If you measure the distance between P0 and P2, you have a distance that lies in a flat line and it has a single dimension in the plane being measured. But, this not in the same direction as the polar axis.
You freely use dimension, but everything said here has no bearing on the questions you're asking.
When you go to measure an area in the plane, using polar dimensions, the result is in a derived dimension of area that is length^2.
Now we're going to get some good stuff.
Dimension is not a unit of measure.
Then why do you keep using it when you mean unit? One of the possible meanings for 'dimension' is 'unit'. Such as, "What is the dimension of 'area'?" No other definition of 'dimension' applies to that example.
Dimension is not a quantity of measure.
One of the definitions listed is contrary to this.

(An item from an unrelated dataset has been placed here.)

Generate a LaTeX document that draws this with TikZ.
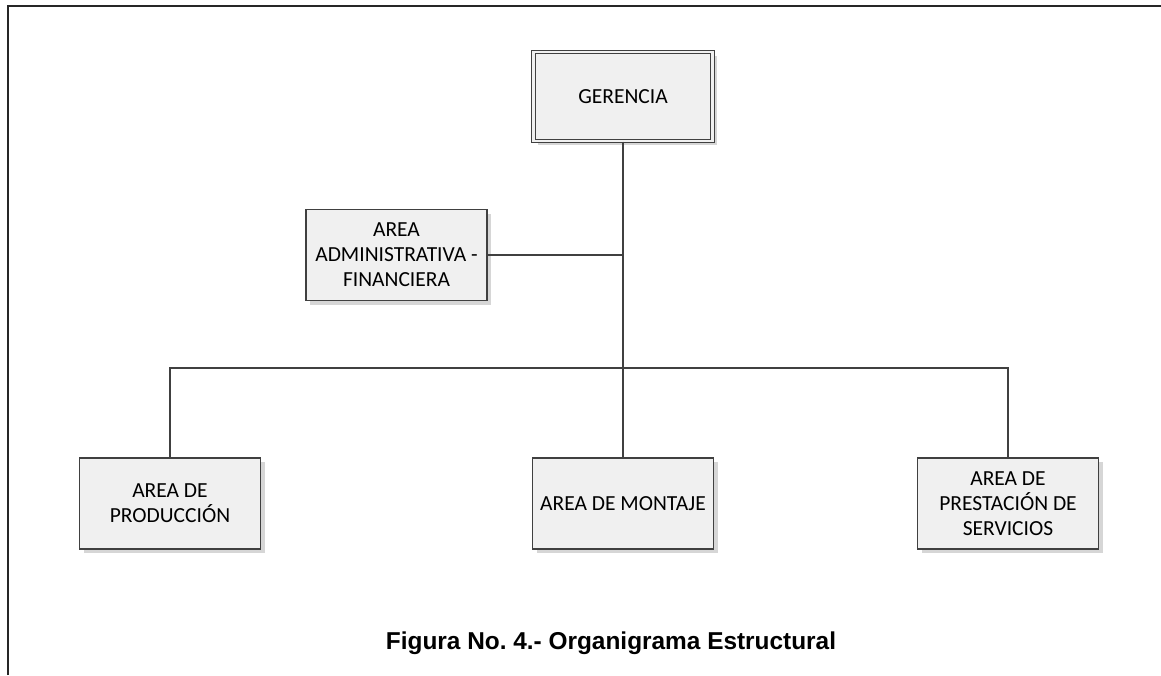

One of the possible definitions of 'dimension' is 'a measure'. As in "What's the dimension of that opening again? 3 feet?"
Dimension is what the quantity being measured exists in.
When you calculate an area in the two dimensional plane using polar coordinates, the result is in the dimension of length*length, not in length*angle.
And no one has ever said otherwise. Area must have units of "square length". This has no effect on, or from, the axes of the manifold in which the area lies. Axes are simply a tool used to reference points.
I’ve must have those text books that do a good job talking about this somewhere around here. I think I have too many books.
Surely there are some others here that understand that when you use polar coordinates in a real physical flat two dimensional Euclidian space, a plane, that the dimension of angle does not lie in the plane, that it is a derived dimension and that it does not alter what dimensions the two dimensional plane consists of.
Would you please stop using "dimension"? The word is overloaded with meanings, which can all be stated using other, less misunderstandable, words.
Unit. Measure. Axis of a manifold.
Substituting synonyms will not render an argument invalid. But, when your ideas are restated, using these words, you quickly run into situations where the word needed is indeterminate, which indicates a conflict.